2 – The cast was almost entirely unknown. At the end of the film, the cast list is preceded by a message that says “Most of the principal actors in Citizen Kane are new to motion pictures. The Mercury Theatre (Welles’ theatre company) is proud to introduce them.” These included Agnes Moorehead, who would go on to receive four Academy Award nominations and star as Endora in the TV series Bewitched, and Ruth Warrick, who went on the star in All My Children. Many of the cast who were new to cinema or making their feature film debuts would go on to have long careers in some form, many behind the camera.

3 – The most famous shot in the film is early on when Kane is seen playing in the snow as a child and the camera slowly zooms out, coming into the house to his mother calling him. It is often used in cinema and cinematography lessons as an iconic moment in cinema development (I should know. I studied film at university. It was referenced a lot!). But there is so much more Welles did with the spaces in the film in relation with the camera. Some are too technical to discuss without using jargon but watch the use of space in the film.
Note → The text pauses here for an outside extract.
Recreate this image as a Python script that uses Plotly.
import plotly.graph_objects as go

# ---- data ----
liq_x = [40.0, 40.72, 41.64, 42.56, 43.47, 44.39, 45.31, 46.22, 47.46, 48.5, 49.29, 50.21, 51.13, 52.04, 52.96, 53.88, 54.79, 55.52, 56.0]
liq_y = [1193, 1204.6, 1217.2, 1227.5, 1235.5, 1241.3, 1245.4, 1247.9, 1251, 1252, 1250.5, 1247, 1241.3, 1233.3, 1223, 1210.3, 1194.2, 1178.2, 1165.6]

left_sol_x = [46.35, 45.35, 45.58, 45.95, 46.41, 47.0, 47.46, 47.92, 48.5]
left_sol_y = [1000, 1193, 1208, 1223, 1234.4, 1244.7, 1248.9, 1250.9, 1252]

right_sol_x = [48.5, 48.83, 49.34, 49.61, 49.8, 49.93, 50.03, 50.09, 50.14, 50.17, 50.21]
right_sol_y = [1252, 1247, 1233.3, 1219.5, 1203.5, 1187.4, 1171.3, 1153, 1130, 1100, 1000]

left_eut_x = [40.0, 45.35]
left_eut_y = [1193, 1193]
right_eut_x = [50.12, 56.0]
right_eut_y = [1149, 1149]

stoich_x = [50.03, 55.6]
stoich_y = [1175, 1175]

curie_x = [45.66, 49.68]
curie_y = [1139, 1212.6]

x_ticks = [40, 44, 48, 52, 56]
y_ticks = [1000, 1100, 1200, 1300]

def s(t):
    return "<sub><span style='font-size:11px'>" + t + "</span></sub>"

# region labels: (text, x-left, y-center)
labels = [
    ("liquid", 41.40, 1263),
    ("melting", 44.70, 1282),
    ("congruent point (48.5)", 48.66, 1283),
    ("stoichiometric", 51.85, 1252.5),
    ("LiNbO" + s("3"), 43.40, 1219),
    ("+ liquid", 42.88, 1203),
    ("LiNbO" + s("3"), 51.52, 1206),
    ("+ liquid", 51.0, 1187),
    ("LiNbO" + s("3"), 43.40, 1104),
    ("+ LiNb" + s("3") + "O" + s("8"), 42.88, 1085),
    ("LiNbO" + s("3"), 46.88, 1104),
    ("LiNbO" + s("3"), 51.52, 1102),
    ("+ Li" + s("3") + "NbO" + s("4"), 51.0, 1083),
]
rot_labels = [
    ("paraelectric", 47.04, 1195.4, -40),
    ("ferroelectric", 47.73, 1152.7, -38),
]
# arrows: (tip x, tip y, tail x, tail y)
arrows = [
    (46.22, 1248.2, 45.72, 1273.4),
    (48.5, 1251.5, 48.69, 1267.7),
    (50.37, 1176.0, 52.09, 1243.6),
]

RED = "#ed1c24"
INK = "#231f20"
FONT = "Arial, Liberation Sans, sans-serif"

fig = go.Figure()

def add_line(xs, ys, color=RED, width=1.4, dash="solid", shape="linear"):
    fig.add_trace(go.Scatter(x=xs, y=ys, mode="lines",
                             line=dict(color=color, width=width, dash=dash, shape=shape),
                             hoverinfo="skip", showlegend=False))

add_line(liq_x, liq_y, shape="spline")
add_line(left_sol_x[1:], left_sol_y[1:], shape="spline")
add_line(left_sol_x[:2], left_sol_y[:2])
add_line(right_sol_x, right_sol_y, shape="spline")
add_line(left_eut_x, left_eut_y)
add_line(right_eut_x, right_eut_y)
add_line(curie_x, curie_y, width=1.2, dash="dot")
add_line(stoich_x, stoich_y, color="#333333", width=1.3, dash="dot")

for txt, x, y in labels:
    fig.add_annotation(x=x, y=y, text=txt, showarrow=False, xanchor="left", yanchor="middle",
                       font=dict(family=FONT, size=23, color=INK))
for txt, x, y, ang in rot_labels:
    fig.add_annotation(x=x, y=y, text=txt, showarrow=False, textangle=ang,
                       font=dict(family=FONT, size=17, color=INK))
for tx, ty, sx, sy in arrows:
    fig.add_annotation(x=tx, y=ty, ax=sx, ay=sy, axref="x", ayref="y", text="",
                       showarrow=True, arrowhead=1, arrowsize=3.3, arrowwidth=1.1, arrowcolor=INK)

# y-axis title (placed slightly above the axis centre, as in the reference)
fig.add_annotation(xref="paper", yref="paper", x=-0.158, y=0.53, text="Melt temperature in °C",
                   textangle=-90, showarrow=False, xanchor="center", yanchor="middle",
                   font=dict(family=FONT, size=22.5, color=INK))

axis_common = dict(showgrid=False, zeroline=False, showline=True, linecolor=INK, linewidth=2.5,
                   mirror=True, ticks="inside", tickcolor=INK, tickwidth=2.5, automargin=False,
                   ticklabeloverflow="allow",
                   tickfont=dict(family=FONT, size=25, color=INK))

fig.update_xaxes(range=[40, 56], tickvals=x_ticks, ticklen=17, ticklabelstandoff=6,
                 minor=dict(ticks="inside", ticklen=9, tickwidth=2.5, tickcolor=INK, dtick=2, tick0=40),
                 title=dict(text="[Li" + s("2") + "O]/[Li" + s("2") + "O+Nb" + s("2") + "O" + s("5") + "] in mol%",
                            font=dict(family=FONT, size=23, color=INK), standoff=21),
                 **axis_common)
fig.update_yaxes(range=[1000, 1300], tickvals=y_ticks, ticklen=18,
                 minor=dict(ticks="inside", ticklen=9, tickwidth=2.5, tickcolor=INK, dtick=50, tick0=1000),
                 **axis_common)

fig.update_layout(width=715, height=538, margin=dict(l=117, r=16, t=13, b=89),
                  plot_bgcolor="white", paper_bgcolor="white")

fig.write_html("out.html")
Also, there is one conversation between Kane and one of his editors at his newspapers that breaks a long-standing cinema rule, ‘The 180-degree rule’. Welles gets the cinematographer to change the angle of the camera facing the editor so that it feels like Kane has far more power in the conversation. However, typically the camera would stay on the same side of both actors, looking over their shoulders. This conversation is brilliantly different.

4 – The make-up is very good for the time. Welles was 26 when Citizen Kane was made. Kane is an old man in the film. The make-up department did an excellent job to make him look so much older. I did like seeing him turn his head and have his neck crumple up because of how much fake skin there was on him! They efforts made on everyone else were just as good, although most of them were just doing interviews with the journalist so they didn’t have all that much to do!

5 – It is not just a story of a man’s life. It is a commentary on society’s obsession with the rich and famous. These days, we’d probably know everything about Kane before he did, but back then, the lack of technology was the only restriction. The news team are obsessed with “Rosebud”, so they look into all the key, significant moments, and people in Kane’s life. Everyone has differing opinions of him and they lived with the same man. It still has relevance now, I believe.

It is truly a brilliant film, especially for its time. I can see why so many people recommend it. If you are studying film, are looking for a new film to try out, or enjoy old movies on a Sunday afternoon, try Citizen Kane.

Directed by: Orson Welles

Screenplay by: Orson Welles, Herman J. Mankiewicz

Starring: Orson Welles, Joseph Cotton, Ruth Warrick, Agnes Moorehead

Released: May 1, 1941

My Rating: 8/10

* - - This will spoil the ending for you if you haven’t seen the film!